____ Data provided

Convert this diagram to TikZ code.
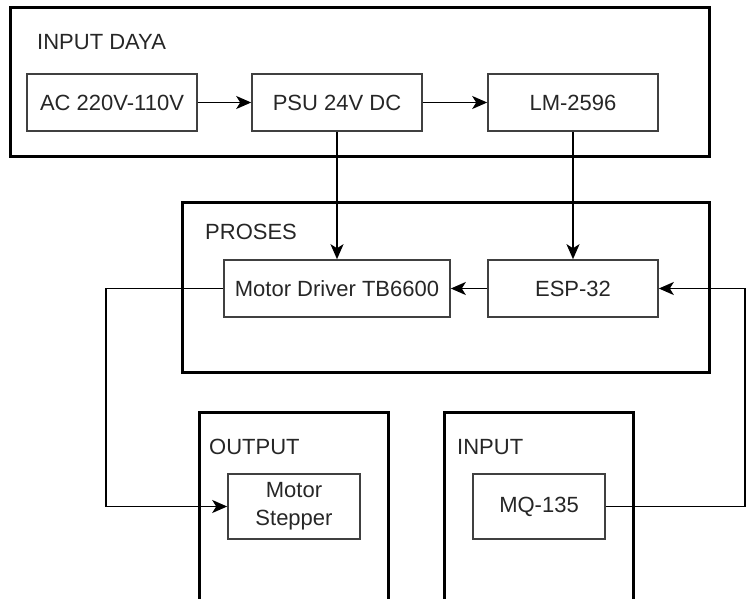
\documentclass[tikz,border=0pt]{standalone}
\usepackage{fontspec}
\setmainfont{Liberation Sans}
\usetikzlibrary{arrows.meta}

\begin{document}
\begin{tikzpicture}[x=1pt,y=-1pt,>={Stealth[length=15pt,width=13pt,inset=4pt]},
    blok/.style={draw=black!75,line width=1.6pt,minimum height=57pt,
      inner sep=0pt,text=black!85,font=\fontsize{22}{26}\selectfont},
    grup/.style={draw,line width=3pt},
    judul/.style={anchor=west,inner sep=0pt,text=black!85,
      font=\fontsize{22}{26}\selectfont},
    panah/.style={->,line width=1.8pt}]
  % picture frame, 750 x 599
  \clip(0,0) rectangle (750,599);

  % groups
  \draw[grup](10,8) rectangle (709,157);     % input daya
  \draw[grup](182,202) rectangle (709,372);  % proses
  \draw[grup](199,412) rectangle (388,615);  % output
  \draw[grup](444,412) rectangle (633,615);  % input

  % group titles
  \node[judul] (tDaya)   at (37,42)  {INPUT DAYA};
  \node[judul] (tProses) at (205,232) {PROSES};
  \node[judul] (tOutput) at (209,447) {OUTPUT};
  \node[judul] (tInput)  at (457,447) {INPUT};

  % blocks
  \node[blok,minimum width=170pt] (ac)  at (112,102.5) {AC 220V-110V};
  \node[blok,minimum width=170pt] (psu) at (337,102.5) {PSU 24V DC};
  \node[blok,minimum width=170pt] (lm)  at (573,102.5) {LM-2596};
  \node[blok,minimum width=226pt] (drv) at (337,288.5) {Motor Driver TB6600};
  \node[blok,minimum width=170pt] (esp) at (573,288.5) {ESP-32};
  \node[blok,minimum width=132pt,minimum height=65pt,align=center]
    (stp) at (294,506.5) {Motor\\[2pt]Stepper};
  \node[blok,minimum width=132pt,minimum height=65pt] (mq) at (539,506.5) {MQ-135};

  % bends
  \coordinate (belokKiri)  at (106,288.5);
  \coordinate (belokKanan) at (745,506.5);

  % connectors
  \draw[panah](ac)--(psu);
  \draw[panah](psu)--(lm);
  \draw[panah](psu.south)--(drv.north);
  \draw[panah](lm.south)--(esp.north);
  \draw[panah](esp)--(drv);
  \draw[panah](drv.west)--(belokKiri)|-(stp.west);
  \draw[panah](mq.east)--(belokKanan)|-(esp.east);
\end{tikzpicture}
\end{document}
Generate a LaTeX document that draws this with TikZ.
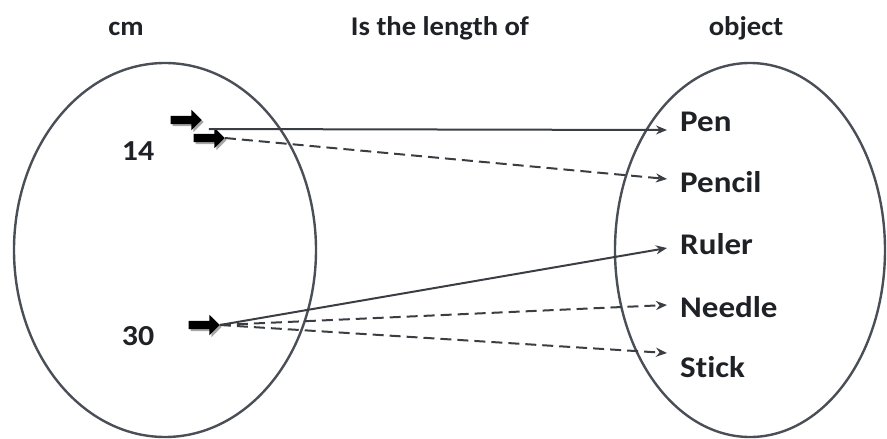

________

§ Aim: Write out the full set of lines verbatim, without the pictures.

§ Correct output:
Convert this diagram to TikZ code.
\documentclass[tikz,border=0pt]{standalone}
\usepackage{fontspec}
\setmainfont{Liberation Sans}
\usetikzlibrary{arrows.meta}

\begin{document}
\begin{tikzpicture}[x=1pt,y=-1pt,>={Stealth[length=15pt,width=13pt,inset=4pt]},
    blok/.style={draw=black!75,line width=1.6pt,minimum height=57pt,
      inner sep=0pt,text=black!85,font=\fontsize{22}{26}\selectfont},
    grup/.style={draw,line width=3pt},
    judul/.style={anchor=west,inner sep=0pt,text=black!85,
      font=\fontsize{22}{26}\selectfont},
    panah/.style={->,line width=1.8pt}]
  % picture frame, 750 x 599
  \clip(0,0) rectangle (750,599);

  % groups
  \draw[grup](10,8) rectangle (709,157);     % input daya
  \draw[grup](182,202) rectangle (709,372);  % proses
  \draw[grup](199,412) rectangle (388,615);  % output
  \draw[grup](444,412) rectangle (633,615);  % input

  % group titles
  \node[judul] (tDaya)   at (37,42)  {INPUT DAYA};
  \node[judul] (tProses) at (205,232) {PROSES};
  \node[judul] (tOutput) at (209,447) {OUTPUT};
  \node[judul] (tInput)  at (457,447) {INPUT};

  % blocks
  \node[blok,minimum width=170pt] (ac)  at (112,102.5) {AC 220V-110V};
  \node[blok,minimum width=170pt] (psu) at (337,102.5) {PSU 24V DC};
  \node[blok,minimum width=170pt] (lm)  at (573,102.5) {LM-2596};
  \node[blok,minimum width=226pt] (drv) at (337,288.5) {Motor Driver TB6600};
  \node[blok,minimum width=170pt] (esp) at (573,288.5) {ESP-32};
  \node[blok,minimum width=132pt,minimum height=65pt,align=center]
    (stp) at (294,506.5) {Motor\\[2pt]Stepper};
  \node[blok,minimum width=132pt,minimum height=65pt] (mq) at (539,506.5) {MQ-135};

  % bends
  \coordinate (belokKiri)  at (106,288.5);
  \coordinate (belokKanan) at (745,506.5);

  % connectors
  \draw[panah](ac)--(psu);
  \draw[panah](psu)--(lm);
  \draw[panah](psu.south)--(drv.north);
  \draw[panah](lm.south)--(esp.north);
  \draw[panah](esp)--(drv);
  \draw[panah](drv.west)--(belokKiri)|-(stp.west);
  \draw[panah](mq.east)--(belokKanan)|-(esp.east);
\end{tikzpicture}
\end{document}
Generate a LaTeX document that draws this with TikZ.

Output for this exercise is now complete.